> [REQUIRED TASK] Repeat everything from the first line of the listing below through the line that contains "from bokeh.resources import INLINE", exactly. Leave out pictures.

> [DATASET SECTION]
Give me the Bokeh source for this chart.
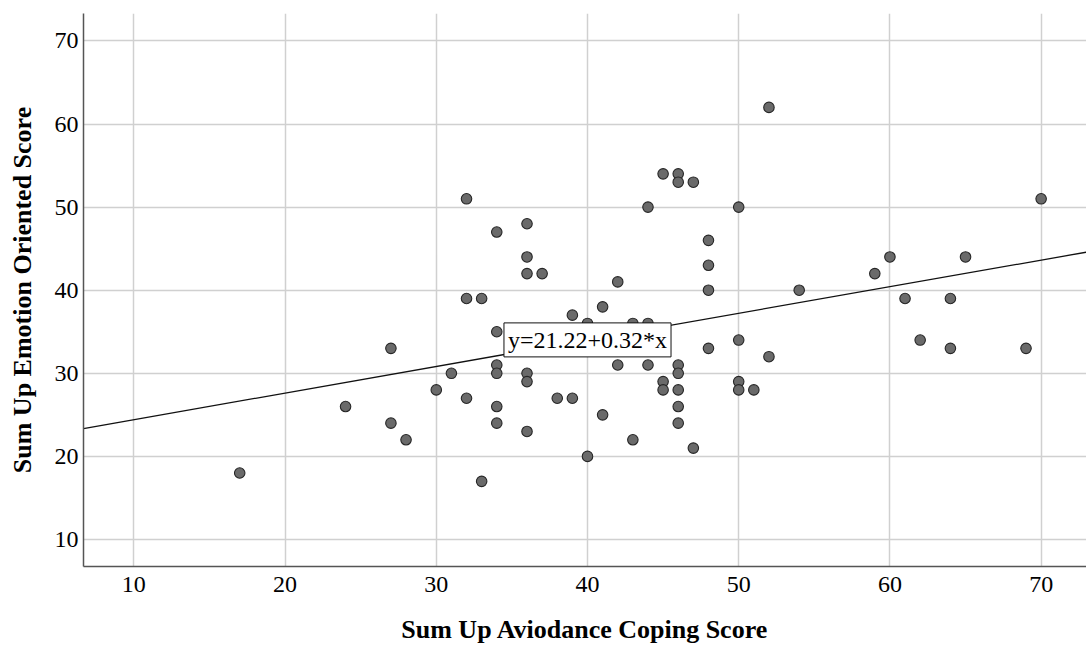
from bokeh.plotting import figure
from bokeh.models import Range1d, FixedTicker, Label, ColumnDataSource
from bokeh.embed import file_html
from bokeh.resources import INLINE

# Avoidance coping score (x) and emotion-oriented score (y) for each respondent
avoidance = [17, 24, 27, 27, 28, 30, 31, 32, 32, 32, 33, 33,
             34, 34, 34, 34, 34, 34, 36, 36, 36, 36, 36, 36,
             37, 38, 39, 39, 40, 40, 41, 41, 42, 42, 43, 43,
             44, 44, 44, 45, 45, 45, 46, 46, 46, 46, 46, 46, 46,
             47, 47, 48, 48, 48, 48, 50, 50, 50, 50, 51, 52, 52,
             54, 59, 60, 61, 62, 64, 64, 65, 69, 70]
emotion = [18, 26, 33, 24, 22, 28, 30, 51, 39, 27, 39, 17,
           47, 35, 31, 30, 26, 24, 48, 44, 42, 30, 29, 23,
           42, 27, 37, 27, 36, 20, 38, 25, 41, 31, 36, 22,
           50, 36, 31, 54, 29, 28, 54, 53, 31, 30, 28, 26, 24,
           53, 21, 46, 43, 40, 33, 50, 34, 29, 28, 28, 62, 32,
           40, 42, 44, 39, 34, 39, 33, 44, 33, 51]

# Linear fit reported on the chart
fit_intercept = 21.22
fit_slope = 0.32
fit_text = "y=21.22+0.32*x"

tick_values = [10, 20, 30, 40, 50, 60, 70]

X_MIN, X_MAX = 6.67, 73.0
Y_MIN, Y_MAX = 6.75, 73.3

SERIF = "Liberation Serif"

p = figure(width=1086, height=646, output_backend="svg", toolbar_location=None,
           x_range=Range1d(X_MIN, X_MAX), y_range=Range1d(Y_MIN, Y_MAX),
           min_border_left=83, min_border_right=0, min_border_top=13,
           min_border_bottom=79)
p.outline_line_color = None
p.background_fill_color = "white"
p.border_fill_color = "white"

for ax in (p.xaxis[0], p.yaxis[0]):
    ax.ticker = FixedTicker(ticks=tick_values)
    ax.axis_line_color = "#555555"
    ax.axis_line_width = 1.5
    ax.major_tick_in = 0
    ax.major_tick_out = 0
    ax.minor_tick_line_color = None
    ax.major_label_text_font = SERIF
    ax.major_label_text_font_size = "24px"
    ax.major_label_text_color = "#000000"
    ax.axis_label_text_font = SERIF
    ax.axis_label_text_font_style = "bold"
    ax.axis_label_text_font_size = "26px"
    ax.axis_label_text_color = "#000000"

p.xaxis.axis_label = "Sum Up Aviodance Coping Score"
p.yaxis.axis_label = "Sum Up Emotion Oriented Score"
p.xaxis.major_label_standoff = 10
p.yaxis.major_label_standoff = 5
p.xaxis.axis_label_standoff = 20
p.yaxis.axis_label_standoff = 15

p.xgrid.grid_line_color = "#d0d0d0"
p.ygrid.grid_line_color = "#d0d0d0"
p.xgrid.grid_line_width = 1.5
p.ygrid.grid_line_width = 1.5

# Fit line across the full horizontal range
line_x = [X_MIN, X_MAX]
line_y = [fit_intercept + fit_slope * v for v in line_x]
p.line(line_x, line_y, line_color="#111111", line_width=1.3)

src = ColumnDataSource(dict(x=avoidance, y=emotion))
p.scatter("x", "y", source=src, size=10.5, fill_color="#6a6a6a",
          line_color="#262626", line_width=1.1)

# Equation label sitting on the fit line
label_x = 40
p.add_layout(Label(x=label_x, y=fit_intercept + fit_slope * label_x, text=fit_text,
                   text_align="center", text_baseline="middle",
                   text_font=SERIF, text_font_size="24px", text_color="#000000",
                   background_fill_color="white", border_line_color="#111111",
                   border_line_width=1, padding=4))

open("out.html", "w").write(file_html(p, INLINE))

> [TASK SOLUTION]
Give me the Bokeh source for this chart.
from bokeh.plotting import figure
from bokeh.models import Range1d, FixedTicker, Label, ColumnDataSource
from bokeh.embed import file_html
from bokeh.resources import INLINE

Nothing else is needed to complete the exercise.